Linux servers rarely ask for attention, but they often carry important business workloads: websites, databases, backup systems, phone systems, monitoring tools, appliances, containers, and cloud services. A newly disclosed Linux kernel vulnerability, tracked as CVE-2026-46333, is a reminder that quiet infrastructure still needs disciplined patching and monitoring.
Qualys disclosed the issue on May 20, 2026, describing a logic flaw in the Linux kernel's __ptrace_may_access() path. Their advisory says the bug can allow an unprivileged local user to disclose sensitive files and execute commands as root on default installations of several major Linux distributions. Qualys reported the vulnerability to the upstream Linux kernel security contact on May 11, and the kernel team responded with a patch on May 14.
Why this matters to business leaders
This is not a simple remote takeover by itself. An attacker first needs some way to run code locally, such as a compromised web application, stolen SSH account, vulnerable container workload, malicious build job, or abused user account. But that is exactly how many real incidents unfold. Attackers often enter with limited access, then look for a privilege escalation bug to become root.
The credential angle is the part businesses should take seriously. If a vulnerability can expose files that should only be readable by root, the risk can extend beyond one server. SSH host keys, password hashes, application secrets, API tokens, and service credentials may help an attacker move deeper into the environment.
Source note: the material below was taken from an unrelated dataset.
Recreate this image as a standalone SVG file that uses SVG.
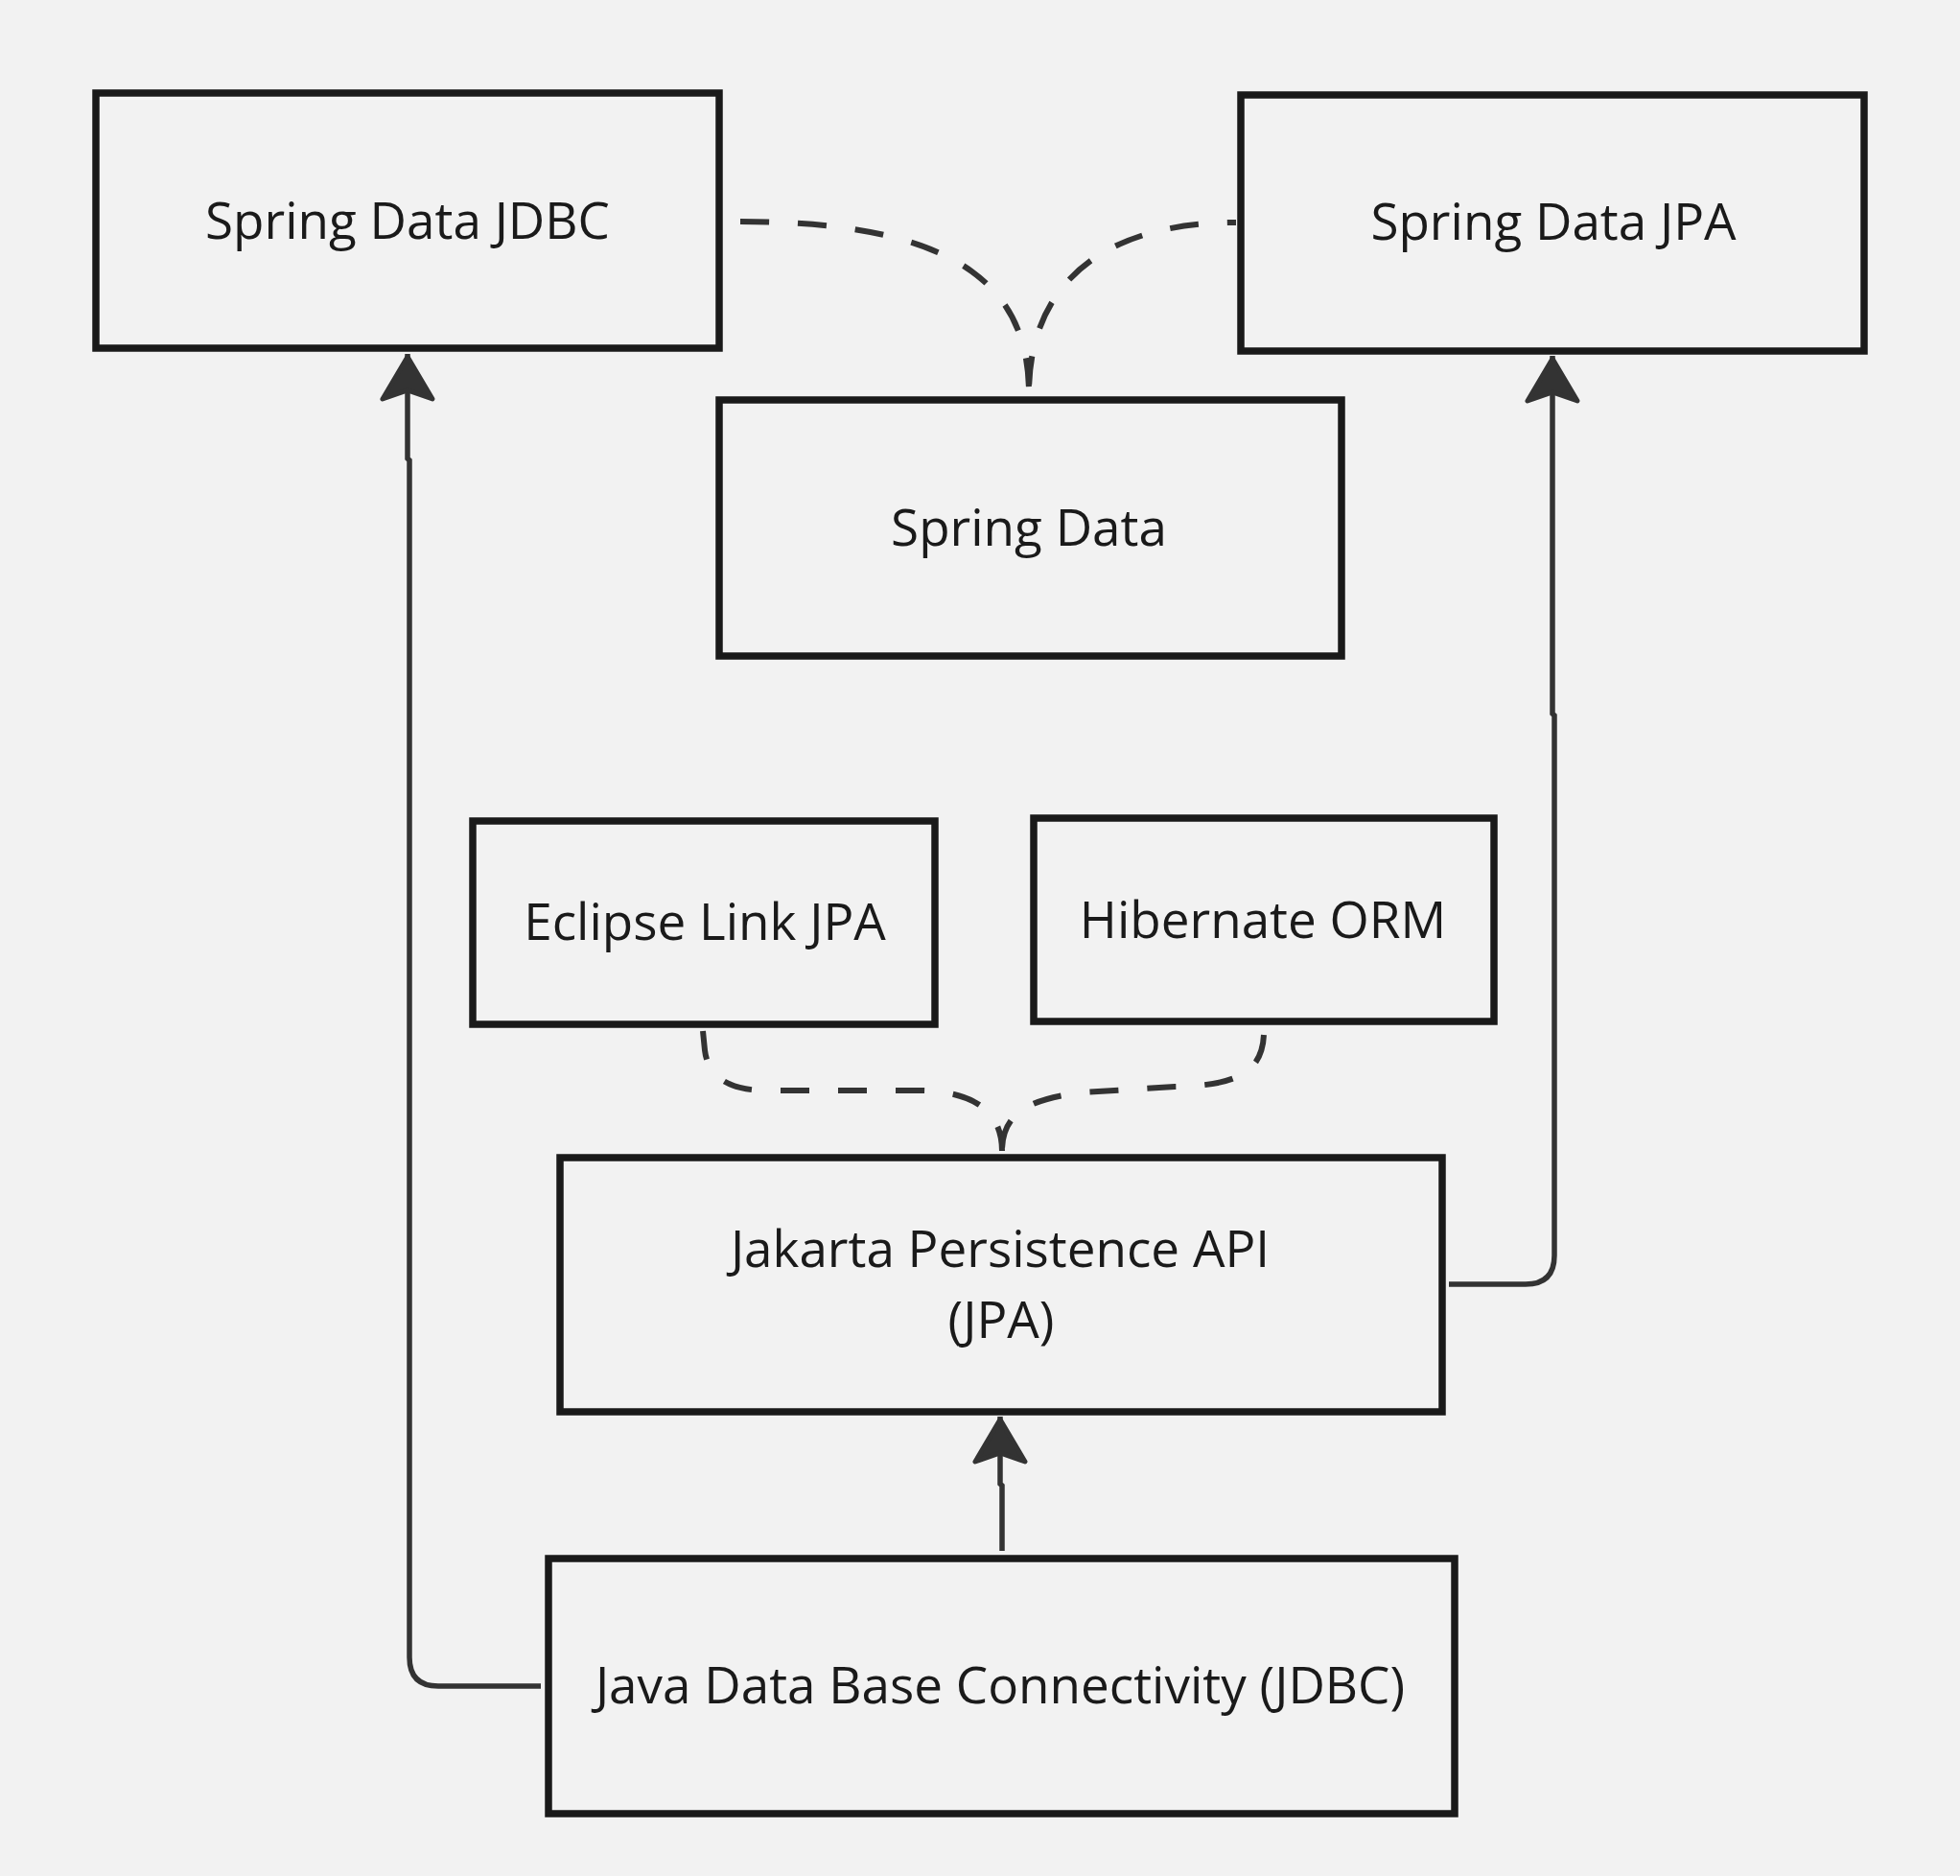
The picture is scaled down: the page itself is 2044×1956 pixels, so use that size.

What should be checked first
IT teams should identify Linux systems across physical servers, virtual machines, cloud instances, containers hosts, development machines, backup platforms, and Linux-based appliances. The priority should go to internet-facing systems, multi-user servers, container infrastructure, CI/CD runners, and any host that stores sensitive credentials or business data.
For each system, confirm the installed kernel version, whether the distribution has released a fix, whether the update was installed, and whether the machine has rebooted into the patched kernel. Linux updates can look complete while the old vulnerable kernel is still running.
Where sensitive files may have been exposed, the response should include log review and credential rotation. That may mean SSH host keys, user credentials, service accounts, database passwords, deployment tokens, or application secrets depending on what the server stores.
The managed IT angle
Blue Chip Technologies' Managed IT Services are designed for this kind of mixed-environment exposure. We monitor Windows, macOS, Linux, servers, workstations, network devices, and virtual infrastructure through enterprise remote monitoring and management tools. Automated patch management helps keep operating systems and third-party applications current, while reporting confirms which devices are still waiting on updates or reboot.
Endpoint protection and vulnerability management also matter here. Bitdefender GravityZone provides managed endpoint security, ransomware prevention, EDR, phishing and web threat defence, and vulnerability visibility. Paired with asset documentation, helpdesk ticketing, optional NOC coverage, and predictable monthly management, it gives businesses a process for responding to vulnerabilities instead of scrambling each time a new advisory appears.
The practical lesson is simple: if your business runs Linux anywhere, make sure those systems are visible, patched, rebooted, and monitored. For high-value servers, also confirm whether sensitive credentials need to be rotated after exposure risk.